The World To Come

1. The Muslim looks back to the past. Historical memory tells him of the time of the caliphate, the greatest moment of his religion and culture, when his empire was most expansive. For him the great moment of the earth has already happened and it is what he seeks to restore: a return to the future.
2. The Western man (secular) looks to an imagined future, to a perfection of democracy and technologically guided economy, in which everyone will have all the latest gadgets and live together in peace with little work, long lives, and never any pain. For him, the earth´s perfect moment is still to come and he need only teach other men to imagine it with him.
3. The Muslim, however, is without a belief in the perfection of life on earth. Perfection is only possible after death. This allows him to live with cruelty and slaughter and pain and loss. War and death are simply features of the earthly life. They put into starker relief the perfection and beauty of the world to come after death.
6. Secular Western man cringes at the cruelties and slaughters. All the world’s pain challenges his idea of the progress of his utopian democracy of consumption and happiness on earth. He has no answer for this challenge to progress. It does not seem possible to him. Without an afterlife, Western man is reduced to nothing if his worldview of progress is to fail.
8. Western man must imprison and declare war upon those who practice cruelty and slaughter. To protect his progress of peace and democracy and the values of consumption, he must practice in a more extreme and comprehensive way the brutality of his enemies. He must slaughter more thoroughly than his enemies. He must expand his surveillance, he must torture better, he must terrorize more efficiently so that the peace may last and consumption and democracy can take root.
11. Verily, the Muslim´s restoration of a once-existent caliphate is a more realistic and achievable objective than the globalizing of the entire earth under a secular democracy and consumption-based economy (never before realized historically). While both are totalitarian projects, the former is considerably more modest in scale. 
12. After Western man has had his idea of worldly progress destroyed, he will return to the idea of the afterlife and perfection and utopia in death. It will be too hard to live without belief in the midst of slaughter. He will need to become religious again. He will believe again and as fervently as the Muslim. He will relearn the longing for death and the life to come.


Scythes and Computers

24. New technology confirms and extends an idea of the world. The scythe allowed man to cut grass while comfortably standing so that more grass could be cut, more land could be brought under his control as a farmer. The subsequent innovations of the threshing machine, the mechanical reaper, the bailer and the combine harvester further demonstrated to man that there can be no alternative idea of the earth. Each new technology gives renewed confirmation to the rightness of agriculture.
28. The computer extends man´s infatuation with the television screen, allowing him to enter it and live inside it. No longer an observer, man becomes a participant. He now lives and plays among the flickering shadows on the cave wall.
29. The shadows are without smell or sound or touch. It is a worldview that privileges the visual. It begins in literacy and Plato´s forms and extends through Gutenberg´s mass production of text. The seated reader and observer has access to a truth beyond time. That he can now play in the computerized shadows becomes the truth of the world.
41. Progress: the periodic appearance of more efficient technologies that demonstrates the rightness of an idea. What he calls progress is the certainty of his worldview. With enough progress there can be no other ideas about the world.
77. The hawks that soar above the city, the tall old growth trees along the calles, that is all that interests me about Botogá.


Beyond The City

"We don't know who discovered water, but we're certain it wasn't a fish."
— John Culkin, quoted in They Became What They Beheld

"In the beginning was the Word, a spoken word, not the visual one of literate man, but a word which, when spoken, imposed form. This is true, as well, of the Eskimo, but with one significant difference: the Eskimo poet doesn't impose form, so much as reveal it. He transfigures and clarifies, and thus, sanctifies. As he speaks, form emerges, temporarily but clearly, ´on the threshold of my tongue.´ When he ceases to speak, form merges once more with unbounded reality." — Edmund Carpenter, Eskimo Realities

200. The great weakness of this age is that a man can speak of ¨picking¨ a religion; that he chooses to believe.

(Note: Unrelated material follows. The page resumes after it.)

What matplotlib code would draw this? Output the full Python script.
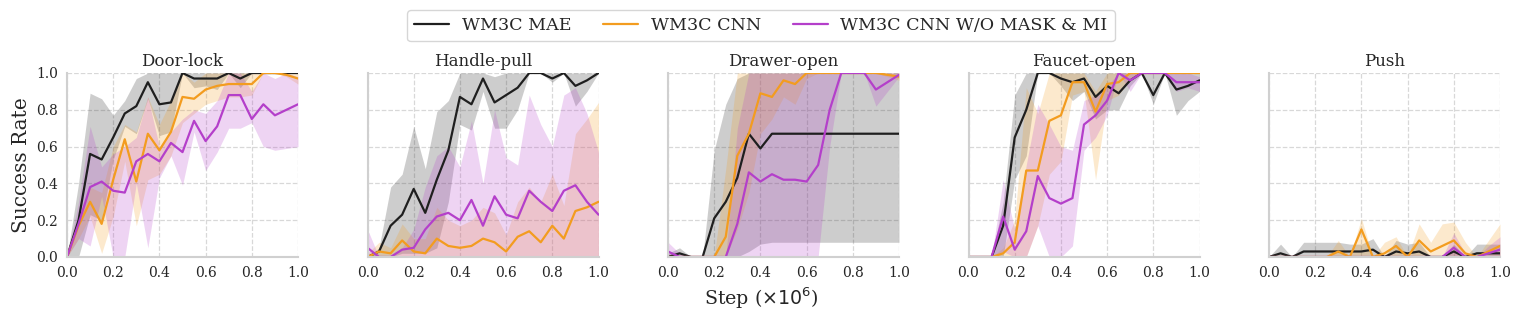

201. Mythology chooses men, not the other way around. Men are born into myth as they are born into a world. Myth lives on in the lives of men in how they comport themselves in the world. As men act, myth acts through them. It cannot be spoken of as something believed.
211. In a world torn apart by naming the gods are reduced and relegated, but so in equal measure are men.
227. Science is not the opposite of myth. As anything else it is nourished by its own mythical bed.

240. The great task awaiting men who have left the cities is to restore a world broken  apart through naming and categories: to see again as an illiterate child; to forget the accountant´s and scientist´s names for things; to see the world whole, where animals and humans, forests and rivers, gods and earth and sky dwell together.
246. If there is any such thing as freedom, it is that which a State cannot make an accounting of.
247. What appears to a citizen as irrefutable and unremarkable is likely what is most necessary to the sustenance of the city and the State.